By keeping the same post-meeting statement, the Copom may suggest that the tightening cycle would continue in its June meeting. In recent statements, the Copom members have been reinforcing its intention to bring the IPCA inflation to 4.5% by the end of 2016. For that to be achieved, an additional hike in the Selic rate could be necessary.

We believe that the weakening in economic activity will lead the Copom to end the tightening cycle shortly. We believe that economic activity will continue to weaken, and Brazil’s GDP performance in the second quarter will be the worst of the year. Recent labor-market figures, revealing a higher unemployment rate and slower wage growth, reinforce that scenario.

The recent appreciation of the exchange rate also tends to encourage the Copom to stop increasing the Selic rate. We expected the exchange rate to end 2015 at 3.10 reais per dollar, somewhat weaker than current levels, but stronger than March levels.

 

MEXICO: Fed’s Liftoff Is Key 

As was widely expected, Mexico's central bank maintained the policy rate at 3% in April. In the press statement announcing the decision, the board mentioned that the balance of risks to activity is skewed downward but remained unchanged from the previous meeting. On inflation, the board’s tone remained benign, noting that the balance of risks for inflation also remains unchanged from March. Even so, the board once again made it clear that the Fed’s policy actions will be a determining factor in the tightening cycle in Mexico. 

We expect the central bank to raise rates in September, together with the Fed. Governor Agustín Carstens recently mentioned that the board is open to all policy options, including raising rates before the Fed if volatility becomes excessive. While we acknowledge that heightened volatility could prompt the central bank to act ahead of the Fed's first hike, the negative output gap, the disappointing recovery and the low inflation increases the probability of a first rate hike in Mexico months after that of the Fed.

 

CHILE: Monetary Policy Decision: No hikes in the short-term 

In its April Monetary Policy Meeting, the Central Bank of Chile held its reference interest rate at 3.0%, as expected by us and most market participants. The press statement announcing the decision and the minutes of the meeting did not signal rate movements, in spite of a tightening bias expressed in the latest inflation report, confirming that hikes are unlikely in the near term. More specifically, Governor Vergara has expressed that the monetary policy would likely start to normalize at yearend or early 2016

We still expect no rate moves during this year and 2016. In our view, as long as inflation continues to converge towards the target and growth remains below what the Central Bank considers as the potential, rate hikes are unlikely. On the other hand, we also think that if the next data shows that inflation will take longer to converge to the target than in the central bank’s scenario, the board may raise rates even before the end of this year.

 

COLOMBIA: No signs of rate moves 

As widely expected, the central bank held the policy rate at 4.5% in its April monthly meeting. The decision was unanimous. Overall, the neutral tone was maintained in the statement.

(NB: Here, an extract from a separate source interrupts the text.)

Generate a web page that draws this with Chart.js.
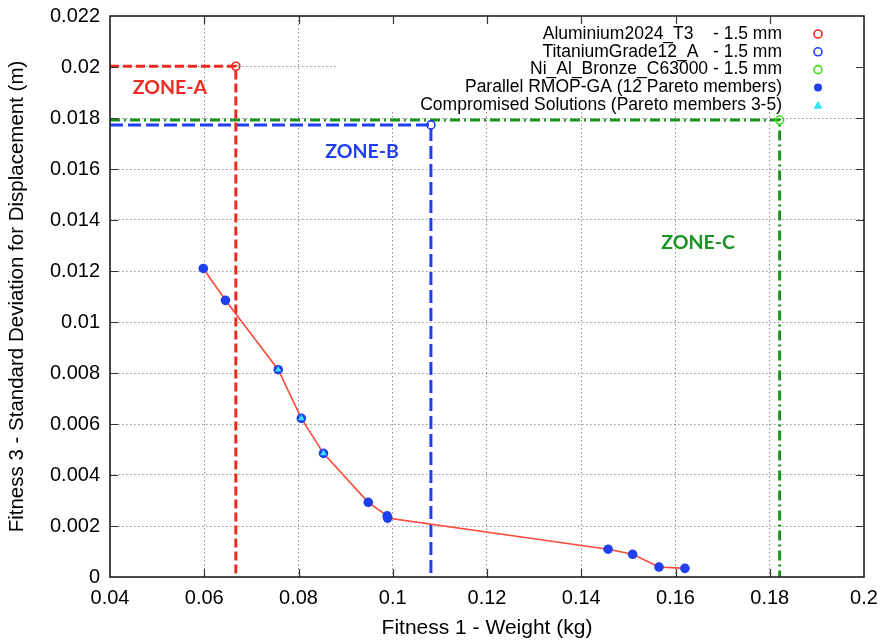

In the press release announcing the decision, the board highlighted the acceleration in inflation and noted that the expectations for December 2015 are now sitting at 3.76% (3.65% last month). However, it also made reference to the stable yearend 2016 expectations, which are close to 3.0%. We believe this reiterates the board’s view that inflation will converge to the target in its forecast horizon, reaffirmed by the comment that inflation’s acceleration has been primarily due to transitory factors. Besides inflation expectations for the relevant policy horizon, the statement hints that the central bank is monitoring closely the evolution of the current-account deficit, which is now very wide.

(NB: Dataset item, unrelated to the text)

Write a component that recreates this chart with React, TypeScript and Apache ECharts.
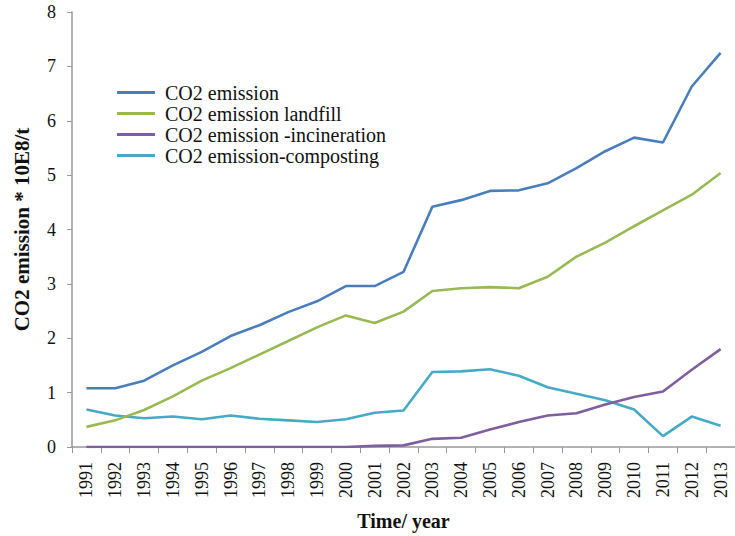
import React, { useEffect, useRef } from "react";
import * as echarts from "echarts";

const years = ["1991","1992","1993","1994","1995","1996","1997","1998","1999","2000","2001","2002","2003","2004","2005","2006","2007","2008","2009","2010","2011","2012","2013"];
const co2Total = [1.08,1.08,1.22,1.5,1.75,2.04,2.24,2.48,2.68,2.96,2.96,3.22,4.42,4.54,4.71,4.72,4.85,5.13,5.44,5.69,5.6,6.63,7.25];
const co2Landfill = [0.37,0.49,0.68,0.93,1.22,1.45,1.7,1.95,2.2,2.42,2.28,2.49,2.87,2.92,2.94,2.92,3.13,3.5,3.76,4.06,4.35,4.64,5.04];
const co2Incineration = [0,0,0,0,0,0,0,0,0,0,0.02,0.03,0.15,0.17,0.32,0.46,0.58,0.62,0.78,0.92,1.02,1.42,1.8];
const co2Composting = [0.69,0.58,0.53,0.56,0.51,0.58,0.52,0.49,0.46,0.51,0.63,0.67,1.38,1.39,1.43,1.31,1.1,0.98,0.86,0.69,0.2,0.56,0.39];
const seriesNames = ["CO2 emission","CO2 emission landfill","CO2 emission -incineration","CO2 emission-composting"];
const colors = ["#4A7EBB","#98B954","#7D5FA0","#46AAC5"];
const yTicks = [0,1,2,3,4,5,6,7,8];

const FONT = "'Liberation Serif', 'Times New Roman', serif";

export default function App() {
  const ref = useRef<HTMLDivElement>(null);
  useEffect(() => {
    if (!ref.current) return;
    const chart = echarts.init(ref.current, undefined, { renderer: "svg" });
    const data = [co2Total, co2Landfill, co2Incineration, co2Composting];
    chart.setOption({
      animation: false,
      backgroundColor: "#ffffff",
      textStyle: { fontFamily: FONT },
      grid: { left: 72, right: -8, top: 12, bottom: 88, containLabel: false },
      legend: {
        orient: "vertical",
        left: 117,
        top: 82,
        padding: 0,
        icon: "rect",
        itemWidth: 38,
        itemHeight: 3,
        itemGap: 0,
        textStyle: { fontFamily: FONT, fontSize: 20, lineHeight: 21, color: "#111", padding: [0, 0, 0, 5] },
        data: seriesNames,
      },
      xAxis: {
        type: "category",
        data: years,
        boundaryGap: true,
        name: "Time/ year",
        nameLocation: "middle",
        nameGap: 64,
        nameTextStyle: { fontFamily: FONT, fontSize: 20, fontWeight: "bold", color: "#111" },
        axisLine: { lineStyle: { color: "#999", width: 1.5 } },
        axisTick: { show: true, length: 6, lineStyle: { color: "#999" } },
        axisLabel: { rotate: 90, fontFamily: FONT, fontSize: 18, color: "#111", margin: 15, interval: 0 },
        splitLine: { show: false },
      },
      yAxis: {
        type: "value",
        min: yTicks[0],
        max: yTicks[yTicks.length - 1],
        interval: 1,
        name: "CO2 emission * 10E8/t",
        nameLocation: "middle",
        nameGap: 40,
        nameRotate: 90,
        nameTextStyle: { fontFamily: FONT, fontSize: 21, fontWeight: "bold", color: "#111" },
        axisLine: { show: true, lineStyle: { color: "#999", width: 1.5 } },
        axisTick: { show: true, length: 5, lineStyle: { color: "#999" } },
        axisLabel: { fontFamily: FONT, fontSize: 18, color: "#111", margin: 16 },
        splitLine: { show: false },
      },
      series: seriesNames.map((name, i) => ({
        name,
        type: "line",
        data: data[i],
        symbol: "none",
        showSymbol: false,
        color: colors[i],
        lineStyle: { color: colors[i], width: 2.6 },
        itemStyle: { color: colors[i] },
        z: 10 - i,
      })),
    });
    return () => chart.dispose();
  }, []);
  return (
    <div
      ref={ref}
      style={{ position: "absolute", left: 0, top: 0, width: 735, height: 536, background: "#fff" }}
    />
  );
}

We continue to expect the central bank to remain on hold for the remainder of this year and throughout 2016. The board is clearly unwilling to add stimulus to an economy running a wide current account deficit and with inflation above the upper-bound of the target. On the other hand, the probability of rate hikes remains subdued in an environment of weakening activity - we expect growth to reach 3.2% this year, down from 4.6% last year.

 

PERU: Easing bias removed 

Peru’s central bank held the policy rate at 3.25%, as expected, in its April meeting. However, the board removed the easing bias in favor of a neutral tone. Previously, the board was explicit about the possibility of providing the economy with additional easing. 

Even so, the central bank continues to implement additional monetary easing through lowering the reserve requirement for local currency. Towards the end of April the rate was lowered to 7.0% from 7.5%. Governor Velarde has previously indicated that the reserve requirement rate was near the operating limit for banks, implying that additional cuts would be less effective. Yet, since the Governor made those remarks, three 0.5 pp cuts have been implemented.

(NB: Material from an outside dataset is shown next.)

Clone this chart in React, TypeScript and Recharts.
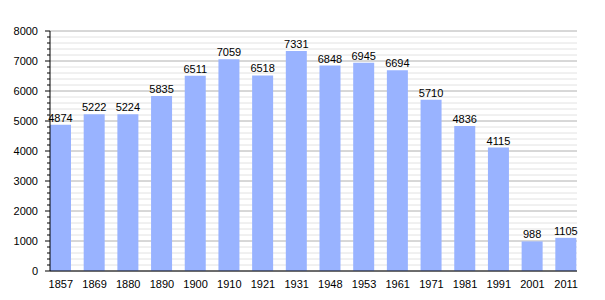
import { BarChart, Bar, XAxis, YAxis, CartesianGrid, LabelList } from 'recharts';

const years = ['1857', '1869', '1880', '1890', '1900', '1910', '1921', '1931', '1948', '1953', '1961', '1971', '1981', '1991', '2001', '2011'];
const population = [4874, 5222, 5224, 5835, 6511, 7059, 6518, 7331, 6848, 6945, 6694, 5710, 4836, 4115, 988, 1105];
const majorTicks = [0, 1000, 2000, 3000, 4000, 5000, 6000, 7000, 8000];
const minorTicks = [
  200, 400, 600, 800, 1200, 1400, 1600, 1800, 2200, 2400, 2600, 2800, 3200, 3400, 3600, 3800,
  4200, 4400, 4600, 4800, 5200, 5400, 5600, 5800, 6200, 6400, 6600, 6800, 7200, 7400, 7600, 7800,
];
const allTicks = [...majorTicks, ...minorTicks].sort((a, b) => a - b);

const data = years.map((year, i) => ({ year, value: population[i] }));

const font = 'Liberation Sans, Arial, sans-serif';

function YTick(props: any) {
  const { y, payload } = props;
  const major = payload.value % 1000 === 0;
  return (
    <g>
      <line x1={major ? 45 : 47} x2={50} y1={y} y2={y} stroke="#000" strokeWidth={1} />
      {major && (
        <text x={38} y={y} dy={4} textAnchor="end" fontSize={11} fontFamily={font} fill="#000">
          {payload.value}
        </text>
      )}
    </g>
  );
}

export default function App() {
  return (
    <div style={{ position: 'absolute', left: 0, top: 0, width: 605, height: 300, background: '#fff' }}>
      <BarChart
        width={605}
        height={300}
        data={data}
        margin={{ top: 31, right: 28, left: 0, bottom: 9 }}
        barCategoryGap={0}
      >
        <CartesianGrid vertical={false} horizontalValues={minorTicks} stroke="#e2e2e2" />
        <CartesianGrid vertical={false} horizontalValues={majorTicks} stroke="#b0b0b0" />
        <XAxis
          dataKey="year"
          height={20}
          padding={{ left: -6, right: -6 }}
          tickLine={false}
          axisLine={{ stroke: '#000', strokeWidth: 1 }}
          tick={{ fill: '#000', fontSize: 11, fontFamily: font }}
          tickMargin={3}
          interval={0}
        />
        <YAxis
          width={50}
          domain={[0, 8000]}
          ticks={allTicks}
          interval={0}
          tickLine={false}
          axisLine={{ stroke: '#000', strokeWidth: 1 }}
          tick={<YTick />}
        />
        <Bar dataKey="value" fill="#99b3ff" barSize={21} isAnimationActive={false}>
          <LabelList dataKey="value" position="top" offset={3} fill="#000" fontSize={11} fontFamily={font} />
        </Bar>
      </BarChart>
    </div>
  );
}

We continue to expect no further policy rate cuts this year or in 2016. Although a point can be made for further monetary stimulus given the economic slowdown, there are a number of reasons that will likely refrain the central bank from implementing additional cuts. Inflation remains at the upper end of the target range, exchange pressures continue and the capacity of the central bank to effectively intervene in the FX market is reduced (due to lower net reserves).